Wednesday, May 9, 2012

New Millennial Economics, Part Two

Ross Jackson, Occupy World Street: A Global Roadmap for Radical Economic and Political Reform

Last year’s Occupy Wall Street movement was branded aimless by its critics because many participants brought a range of topics to the table. But it was linked by shared opposition to the softening of ethics and restraint in the financial services sector. As more and more activists have yoked their cart to that movement, we have seen a surge in the opinion that a tiny minority of our population regards the mass of humanity as a resource to consume.

Ross Jackson asserts that Western society—and, in a globalized culture, all other societies with it—has already begun to collapse. Just because we can’t see it, just because it isn’t a rapid catastrophe, doesn’t mean it isn’t happening. If we consider human society worth saving, we must bolster it right now, before the problem gets any worse. Unfortunately, we cannot repair society by doing more of what originally got us into this fix.

The economic crisis that originally motivated the Occupy Wall Street movement is, to Jackson, a symptom of a larger, more pervasive problem. Industrial society is founded on a large number of false premises: infinite growth on a finite planet, personal ambition as an economic motivator, limitless energy in the form of hydrocarbons, and technology to plug the hole when hydrocarbons run out. All these false promises show off the rot at the heart of our culture.

Jackson carefully dismantles the false suppositions at the core of today’s commercial empire, the disastrous consequences the status quo has created, and the techniques they have used to numb us to the situation. His highly technical discursion may intimidate some readers, yet he paces it so well that it unfolds like a thriller novel. Stick with him; the payoff more than justifies the setup.

Where it would be easy to accuse and cast aspersions, Jackson goes further: he proposes solutions. He warns us that our problems may well get worse before they get better, and that we will have to sacrifice our post-Enlightenment notions of freedom, which are arrogant and, he notes thoroughly, fairly recent. But the self-seeking, international anarchy, and complexity we live with today can—must, Jackson says—give over to commonsense remedies.

Although he deals with political concerns, Danish-Canadian Jackson does not weigh in on American partisan concerns. Rather, he concerns himself with a much older sense of the word “politics,” meaning the way ordinary people relate to institutions of power. And those institutions, in his telling, have become extremely powerful. Only by exercising massive authority can they convince us to accept systems that leave us so thoroughly disfranchised.

We see this when we examine how the economy really works. When we measure the economy according to how well people are doing as individuals, we see that we have remained largely stagnant since 1970, and have even gone backward. Conventional economists measure the activity of an economy, but this overlooks that the marginal expense of maintaining the status quo has become crushingly expensive.

But if we push the premises of the current economy to its logical conclusions, such expenses seem inevitable. The rapid wealth increase since the early Industrial Revolution has relied on cheap, bountiful hydrocarbons—which, even by the most optimistic estimates, are more than half exhausted. Our manufactures, our domestic comforts, even our agricultural bounty depend on a resource that is now officially running out.

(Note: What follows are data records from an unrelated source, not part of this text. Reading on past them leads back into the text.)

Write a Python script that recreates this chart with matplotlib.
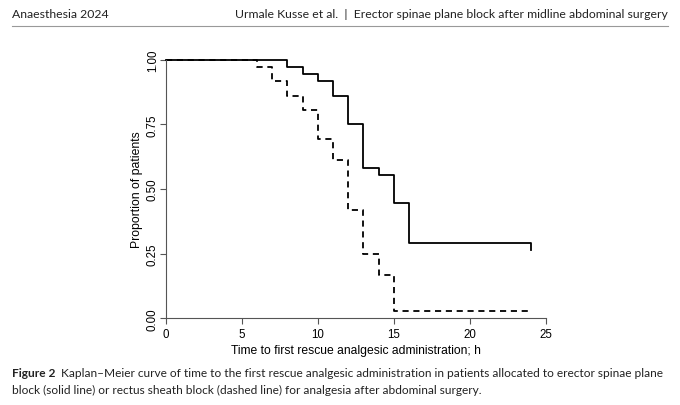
import matplotlib
matplotlib.use('Agg')
import matplotlib.pyplot as plt
from matplotlib.lines import Line2D

# Kaplan-Meier steps
esp_time = [0, 8, 9, 10, 11, 12, 13, 14, 15, 16, 24]
esp_surv = [1.0, 0.972, 0.944, 0.917, 0.861, 0.750, 0.583, 0.556, 0.444, 0.292, 0.265]

rsb_time = [0, 6, 7, 8, 9, 10, 11, 12, 13, 14, 15, 24]
rsb_surv = [1.0, 0.972, 0.917, 0.861, 0.806, 0.694, 0.611, 0.417, 0.250, 0.167, 0.028, 0.028]

xticks = [0, 5, 10, 15, 20, 25]
yticks = [0.0, 0.25, 0.5, 0.75, 1.0]
ytick_labels = ['0.00', '0.25', '0.50', '0.75', '1.00']

header_left = 'Anaesthesia 2024'
header_right = 'Urmale Kusse et al.  |  Erector spinae plane block after midline abdominal surgery'
cap_bold = 'Figure 2'
cap_line1 = ('Kaplan\u2013Meier curve of time to the first rescue analgesic administration '
             'in patients allocated to erector spinae plane')
cap_line2 = ('block (solid line) or rectus sheath block (dashed line) for analgesia '
             'after abdominal surgery.')

W, H = 680, 406
fig = plt.figure(figsize=(6.8, 4.06), dpi=100)
fig.patch.set_facecolor('white')

ax = fig.add_axes([165.7 / W, 86.7 / H, 380 / W, 258.6 / H])
ax.step(esp_time, esp_surv, where='post', color='black', lw=1.3, clip_on=False)
ax.step(rsb_time, rsb_surv, where='post', color='black', lw=1.3,
        dashes=(3.4, 2.6), clip_on=False)

ax.set_xlim(0, 25)
ax.set_ylim(0, 1)
ax.spines['top'].set_visible(False)
ax.spines['right'].set_visible(False)
ax.spines['left'].set_bounds(0, 1)
ax.spines['bottom'].set_bounds(0, 25)
for s in ['left', 'bottom']:
    ax.spines[s].set_color('#555555')
    ax.spines[s].set_linewidth(0.8)

ax.set_xticks(xticks)
ax.set_yticks(yticks)
ax.set_yticklabels(ytick_labels, rotation=90, va='center')
ax.tick_params(axis='both', direction='out', length=4, width=0.8, color='#555555',
               labelsize=8.3)
ax.tick_params(axis='x', pad=3)
ax.tick_params(axis='y', pad=1)
for lab in ax.get_xticklabels() + ax.get_yticklabels():
    lab.set_family('Liberation Sans')

ax.set_xlabel('Time to first rescue analgesic administration; h',
              family='Liberation Sans', fontsize=8.7, labelpad=3)
ax.set_ylabel('Proportion of patients', family='Liberation Sans', fontsize=8.8, labelpad=3)

# page header
hfont = dict(family='Lato', fontsize=8.8, color='#222222')
fig.text(12 / W, 1 - 14 / H, header_left, ha='left', va='center', **hfont)
fig.text(668 / W, 1 - 14 / H, header_right, ha='right', va='center', **hfont)
fig.add_artist(Line2D([12 / W, 668 / W], [1 - 27 / H, 1 - 27 / H],
                      color='#999999', lw=0.8, transform=fig.transFigure))

# caption
cfont = dict(family='Lato', fontsize=8.55, color='#222222')
t_bold = fig.text(12 / W, 1 - 374 / H, cap_bold, ha='left', va='center',
                  fontweight='bold', **cfont)
fig.canvas.draw()
bb = t_bold.get_window_extent()
fig.text((bb.x1 + 6) / W, 1 - 374 / H, cap_line1, ha='left', va='center', **cfont)
fig.text(12 / W, 1 - 390.7 / H, cap_line2, ha='left', va='center', **cfont)

fig.savefig('out.png', dpi=100)
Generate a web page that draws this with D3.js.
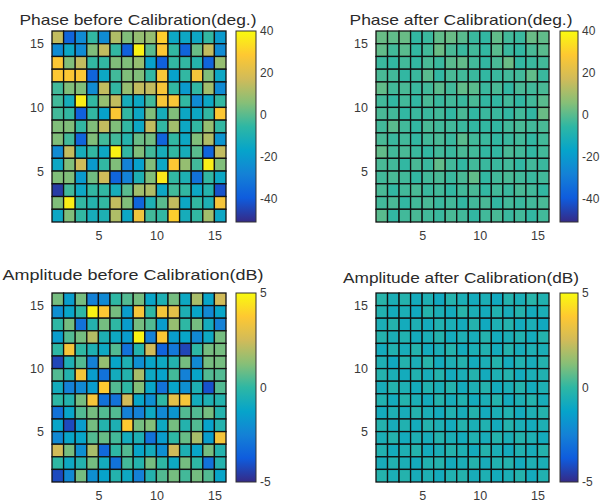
<!DOCTYPE html>
<html>
<head>
<meta charset="utf-8">
<script src="https://cdn.jsdelivr.net/npm/d3@7"></script>
<style>
  body { margin: 0; background: #fff; }
  text { font-family: "Liberation Sans", Arial, sans-serif; }
</style>
</head>
<body>
<div id="viz"></div>
<script>
var width = 610;
var height = 504;

// grid axis ticks (pcolor: 16x16 grid -> 15x15 visible cells)
var gridTicks = [5, 10, 15];
var phaseTicks = [-40, -20, 0, 20, 40];
var ampTicks = [-5, 0, 5];
var phaseRange = [-51, 40];
var ampRange = [-5, 5];

var titles = [
  'Phase before Calibration(deg.)',
  'Phase after Calibration(deg.)',
  'Amplitude before Calibration(dB)',
  'Amplitude after Calibration(dB)'
];

// rows listed from the top (y = 15) down to y = 1
var phaseBefore = [
  [15, -37, -25, -5, -25, 12, 5, 8, 8, 30, -15, -15, -15, -5, -20],
  [-25, -15, -25, 5, 15, -5, -38, 38, 0, 28, -5, -37, 2, 15, -25],
  [28, 5, 15, -5, -5, 5, 5, 8, -18, -38, -5, -5, -8, -37, 8],
  [28, 28, 28, -37, -15, -3, 5, 5, -5, 27, -18, -5, 26, 5, -15],
  [-3, 5, 5, -25, 15, -5, 8, 15, 15, 27, -5, -20, -5, 10, -25],
  [-3, -12, 37, -5, 8, 15, -12, -15, -3, 27, 27, -5, -25, -15, -5],
  [-3, -5, -38, -5, -18, 28, -5, -15, 5, -12, 5, -15, -15, -5, 28],
  [5, 5, -5, 5, 15, 5, -5, -15, 15, -5, 10, -15, -5, 8, -5],
  [5, -3, -37, 5, -3, -3, -8, 2, 3, -37, -5, -15, 5, 12, -22],
  [-25, 15, -12, -5, -15, 38, -5, 5, -3, -12, -5, -12, 0, -37, 15],
  [-15, 5, 17, -20, -5, 5, -28, -18, 5, -15, 28, 8, -3, 37, 5],
  [5, 5, -20, 3, 17, -37, -28, -10, 5, 36, -5, -10, -33, -5, -15],
  [-47, -3, -15, -5, -5, -12, 0, 10, 12, -15, -3, -5, -15, -8, -42],
  [5, 37, -5, -8, -5, 15, 5, -37, -10, 0, 15, -15, -5, -10, 26],
  [-15, 5, -5, -12, -10, 12, -15, 25, -3, -5, 30, -12, -5, 10, -15]
];

var phaseAfter = [
  [2, 1, 2, -5, -4, 1, 2, 0, -4, -5, 1, -3, -4, 2, 1],
  [1, -3, 0, -5, -3, 2, -2, -4, -3, -5, 0, -4, -5, -2, 0],
  [-4, -5, -3, -5, -2, -4, 0, 1, -3, -5, -2, 2, -5, -4, -3],
  [-2, -3, -5, -4, 0, -5, -2, -3, -4, -5, -4, -3, -3, 1, -4],
  [1, -3, -2, -4, -3, 0, -3, 1, 0, -4, -2, -5, -2, -3, -2],
  [-3, -5, -3, -5, -2, -4, -3, -4, -2, -5, -5, -3, -5, -3, 0],
  [-2, -3, -5, -4, -4, -3, -5, -2, -5, -4, -4, -5, -3, -5, 2],
  [-3, 0, -3, -5, -2, -3, -3, -4, -5, -5, -5, -3, -2, -3, -2],
  [-2, -4, -3, -5, -3, -2, -4, 0, -3, -4, -5, -4, -3, -5, -3],
  [1, -3, -2, -4, -5, -3, -4, -2, -3, -5, -5, -2, -3, -5, -3],
  [-2, -3, -5, -2, -4, 1, -3, -5, -3, -4, -4, -3, -5, -3, -4],
  [-3, -2, -3, -5, -3, -2, -4, -2, 1, -5, -3, -2, -3, -4, -3],
  [-2, -5, -3, -2, -4, -3, -5, -3, -2, -5, -3, -4, -2, -3, -5],
  [-3, -2, -5, -3, -2, -4, -3, -5, -3, -2, -5, -3, -4, -3, -2],
  [0, -5, -3, -2, -3, -4, -2, -3, -5, -3, -2, -4, -3, -5, -3]
];

var ampBefore = [
  [1, -1.5, 1, -2.5, -2.2, 0, 0.5, 1, -1.2, -0.5, 1, -1, 1.8, -1.2, 2.5],
  [-2, -1.2, 0, 4.8, 3.7, 1, -1.5, 3.5, 0, 3.5, 3, -0.5, -1.2, -2.2, -1.2],
  [0, 1, -3, -0.3, 1, 0, -1.5, 1, 0.5, -1.5, 1.5, 0, 1, -0.8, -2.5],
  [-1.5, 0.5, 1, 2, -0.5, -1, -1.5, 4.8, -2.5, 3.7, -1.5, -1.2, -2.2, -1, 1],
  [0, 3.5, 0, -0.5, -1, 0.5, -3, -0.3, 2.5, -3.5, -2.8, -4.3, 0, 1, 1],
  [-4.3, -0.5, 0.5, -2.5, 1.5, -1.2, -0.5, -2, -1.2, -1, -0.3, 1, -2.2, 1, 1],
  [0.5, -0.3, 3.5, -1.5, -3, -0.8, -0.3, 1.8, -1, -1.3, 0.3, -2.5, -1.2, 0.5, 0.5],
  [-0.8, -2.5, -2.2, -1.5, 3.8, 0.5, 0, 1.2, -1.2, -3, -1.2, -2, -0.5, -4, 0.5],
  [0, -0.3, 1, 3.5, -3, -3, 2.5, -1.2, -2, 0, 3, 3.5, -0.8, -0.5, -0.3],
  [-3, -1.2, 0.5, 1, 0.5, 0.5, -2.5, -2.5, -1, -2.2, -1.8, 0.5, 0.5, 1, -0.3],
  [-1.2, -4.2, -1.5, 1, -0.3, -0.5, 3.8, 1, 1.2, -1, 1, -0.3, 0.5, -1.3, -0.3],
  [-2.2, -1.2, -1.2, 0.5, 0.8, 0.3, -0.8, -0.5, -3, -1.5, 0, 0.8, 1.8, -1.5, 3.5],
  [2.5, 1, -2, 1.8, -3.3, 0, 0.5, -1.2, -0.8, -2, 2.5, -0.5, -1.2, 1, -0.3],
  [0, -1, -0.3, 1, -0.8, -3, 0.3, -0.3, 1, 0, -1, 1, 0, -3, -0.3],
  [-4.2, -2.2, 1, -2, -1.3, -0.3, -1, -2.5, -0.3, 0.5, 1, 0.3, 1, 0.5, -1.2]
];

var ampAfter = [
  [-0.2, -0.6, -0.3, -0.8, -0.5, -0.9, -0.3, -0.6, -0.8, -0.6, -0.9, -0.3, -0.6, -0.2, -0.4],
  [-0.4, -0.8, -0.6, -0.9, -0.3, -0.6, -0.8, -0.2, -0.6, -0.8, -0.4, -0.7, -0.3, -0.8, -0.6],
  [-0.6, -0.3, -0.8, -0.5, -0.8, -0.4, -0.6, -0.8, -0.3, -0.9, -0.5, -0.3, -0.8, -0.6, -0.9],
  [-0.3, -0.6, -0.4, -0.8, -0.6, -0.3, -0.8, -0.5, -0.7, -0.3, -0.8, -0.6, -0.4, -0.8, -0.3],
  [-0.8, -0.4, -0.7, -0.3, -0.8, -0.6, -0.3, -0.8, -0.6, -0.4, -0.8, -0.3, -0.7, -0.5, -0.6],
  [-0.5, -0.9, -0.3, -0.6, -0.2, -0.8, -0.5, -0.3, -0.8, -0.6, -0.3, -0.8, -0.4, -0.7, -0.3],
  [-0.3, -0.6, -0.8, -0.4, -0.7, -0.3, -0.8, -0.6, -0.3, -0.8, -0.5, -0.3, -0.8, -0.6, -0.4],
  [-0.7, -0.3, -0.5, -0.8, -0.4, -0.6, -0.3, -0.8, -0.5, -0.3, -0.8, -0.6, -0.3, -0.8, -0.5],
  [-0.4, -0.8, -0.3, -0.6, -0.8, -0.3, -0.7, -0.4, -0.8, -0.6, -0.3, -0.8, -0.5, -0.3, -0.7],
  [-0.8, -0.5, -0.7, -0.3, -0.6, -0.8, -0.4, -0.7, -0.3, -0.8, -0.6, -0.4, -0.8, -0.5, -0.3],
  [-0.3, -0.7, -0.4, -0.8, -0.3, -0.5, -0.8, -0.3, -0.6, -0.4, -0.8, -0.3, -0.6, -0.8, -0.5],
  [-0.6, -0.3, -0.8, -0.5, -0.7, -0.3, -0.6, -0.8, -0.4, -0.7, -0.3, -0.6, -0.3, -0.5, -0.8],
  [-0.4, -0.8, -0.5, -0.3, -0.8, -0.6, -0.3, -0.5, -0.8, -0.3, -0.6, -0.8, -0.4, -0.7, -0.3],
  [-0.7, -0.4, -0.6, -0.8, -0.4, -0.3, -0.8, -0.6, -0.3, -0.7, -0.4, -0.3, -0.8, -0.5, -0.6],
  [-0.3, -0.6, -0.3, -0.7, -0.5, -0.8, -0.4, -0.3, -0.7, -0.5, -0.8, -0.6, -0.3, -0.8, -0.4]
];

// parula colormap stops
var parula = ['#352a87', '#0f5cdd', '#1481d6', '#06a4ca', '#2eb7a4', '#87bf77', '#d1bb59', '#fec832', '#f9fb0e'];

var svg = d3.select('#viz').append('svg')
  .attr('width', width)
  .attr('height', height)
  .style('background', '#fff');

var defs = svg.append('defs');

var panels = [
  {title: titles[0], data: phaseBefore, range: phaseRange, cticks: phaseTicks,
   x0: 52, x1: 226, y0: 31, y1: 222, cb: 236, cbw: 20, tx: 138, ty: 25, tw: 237},
  {title: titles[1], data: phaseAfter, range: phaseRange, cticks: phaseTicks,
   x0: 376, x1: 549, y0: 31, y1: 222, cb: 560, cbw: 18, tx: 461, ty: 25, tw: 223},
  {title: titles[2], data: ampBefore, range: ampRange, cticks: ampTicks,
   x0: 52, x1: 226, y0: 293, y1: 482, cb: 236, cbw: 20, tx: 133, ty: 280, tw: 261},
  {title: titles[3], data: ampAfter, range: ampRange, cticks: ampTicks,
   x0: 376, x1: 549, y0: 293, y1: 482, cb: 560, cbw: 18, tx: 461, ty: 283, tw: 236}
];

// plain hyphen minus, like the original figure
var plainFmt = function(d) { return String(d); };

function drawPanel(p, idx) {
  var x = d3.scaleLinear().domain([1, 16]).range([p.x0, p.x1]);
  var y = d3.scaleLinear().domain([1, 16]).range([p.y1, p.y0]);
  var lo = p.range[0], hi = p.range[1];
  var color = d3.scaleLinear()
    .domain(parula.map(function(d, i) { return lo + (hi - lo) * i / (parula.length - 1); }))
    .range(parula)
    .clamp(true);

  var g = svg.append('g').attr('class', 'panel');

  var cells = [];
  p.data.forEach(function(row, i) {
    row.forEach(function(v, j) {
      cells.push({col: j + 1, row: 15 - i, v: v});
    });
  });

  g.selectAll('rect.cell').data(cells)
    .enter().append('rect')
    .attr('class', 'cell')
    .attr('x', function(d) { return x(d.col); })
    .attr('y', function(d) { return y(d.row + 1); })
    .attr('width', function(d) { return x(d.col + 1) - x(d.col); })
    .attr('height', function(d) { return y(d.row) - y(d.row + 1); })
    .attr('fill', function(d) { return color(d.v); })
    .attr('stroke', '#111')
    .attr('stroke-width', 1.3);

  var xa = g.append('g')
    .attr('transform', 'translate(0,' + p.y1 + ')')
    .call(d3.axisBottom(x).tickValues(gridTicks).tickFormat(plainFmt).tickSize(0).tickPadding(9));
  var ya = g.append('g')
    .attr('transform', 'translate(' + p.x0 + ',0)')
    .call(d3.axisLeft(y).tickValues(gridTicks).tickFormat(plainFmt).tickSize(0).tickPadding(8));
  [xa, ya].forEach(function(a) {
    a.select('.domain').remove();
    a.selectAll('text').attr('font-size', 12.5).attr('fill', '#3a3a3a')
      .style('font-family', '"Liberation Sans", Arial, sans-serif');
  });

  // colorbar
  var cy = d3.scaleLinear().domain(p.range).range([p.y1, p.y0]);
  var gid = 'grad' + idx;
  var grad = defs.append('linearGradient').attr('id', gid)
    .attr('x1', 0).attr('y1', 1).attr('x2', 0).attr('y2', 0);
  grad.selectAll('stop').data(parula)
    .enter().append('stop')
    .attr('offset', function(d, i) { return i / (parula.length - 1); })
    .attr('stop-color', function(d) { return d; });

  g.append('rect')
    .attr('x', p.cb).attr('y', p.y0)
    .attr('width', p.cbw).attr('height', p.y1 - p.y0)
    .attr('fill', 'url(#' + gid + ')')
    .attr('stroke', '#333').attr('stroke-width', 1);

  var ca = g.append('g')
    .attr('transform', 'translate(' + (p.cb + p.cbw) + ',0)')
    .call(d3.axisRight(cy).tickValues(p.cticks).tickFormat(plainFmt).tickSize(0).tickPadding(4));
  ca.select('.domain').remove();
  ca.selectAll('text').attr('font-size', 12).attr('fill', '#3a3a3a')
    .style('font-family', '"Liberation Sans", Arial, sans-serif');

  g.append('text')
    .attr('x', p.tx).attr('y', p.ty)
    .attr('text-anchor', 'middle')
    .attr('font-size', 15)
    .attr('fill', '#2a2a2a')
    .attr('textLength', p.tw)
    .attr('lengthAdjust', 'spacingAndGlyphs')
    .text(p.title);
}

panels.forEach(drawPanel);
</script>
</body>
</html>
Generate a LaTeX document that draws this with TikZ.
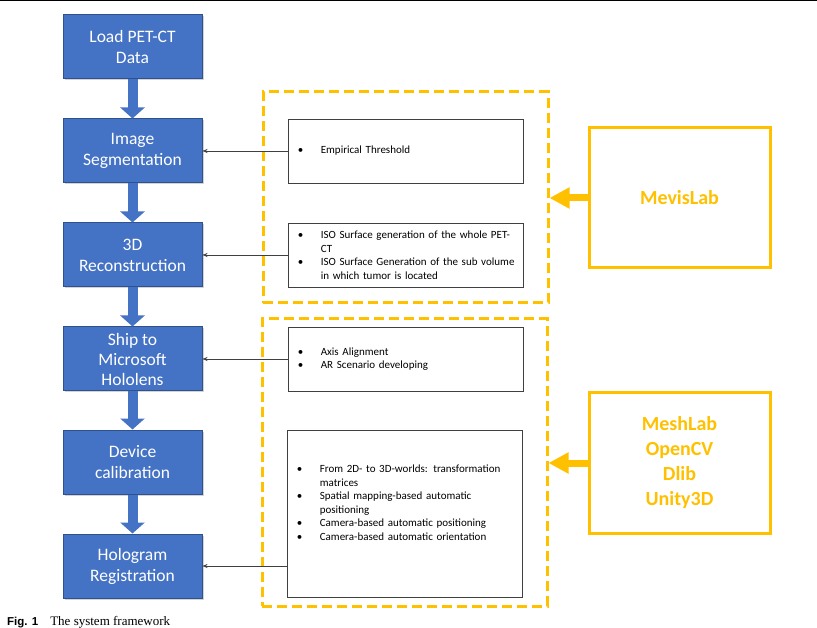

Jackson counters these realities with a hard proposal for a managed transition to what comes next. We cannot, he says, fall into the next stage of human civilization accidentally. That attitude first got us into this mess. Instead, we need to take a proactive approach, and Jackson lays one out before the extreme catastrophe.

My one concern is that Jackson takes on what appear to be a large number of issues. Though he creates a solid case that the many risks he warns about represent a single umbrella problem, I fear that less dedicated readers may lapse into compassion fatigue. If environment, injustice, poverty, exploitation, and war are all symptoms of one disease, Jackson could spend more time on fewer concerns, without risking burning out casual readers.

But for those dedicated to combating today’s problems, Jackson’s vision offers hope that our situation has not become impassable. Humans created this crisis, and though some scars may never completely heal, humans can repair what we have broken. We know, regardless our our political persuasion, that the signs show our status quo cannnot remain. Jackson gives us tools to hopefully set the world right.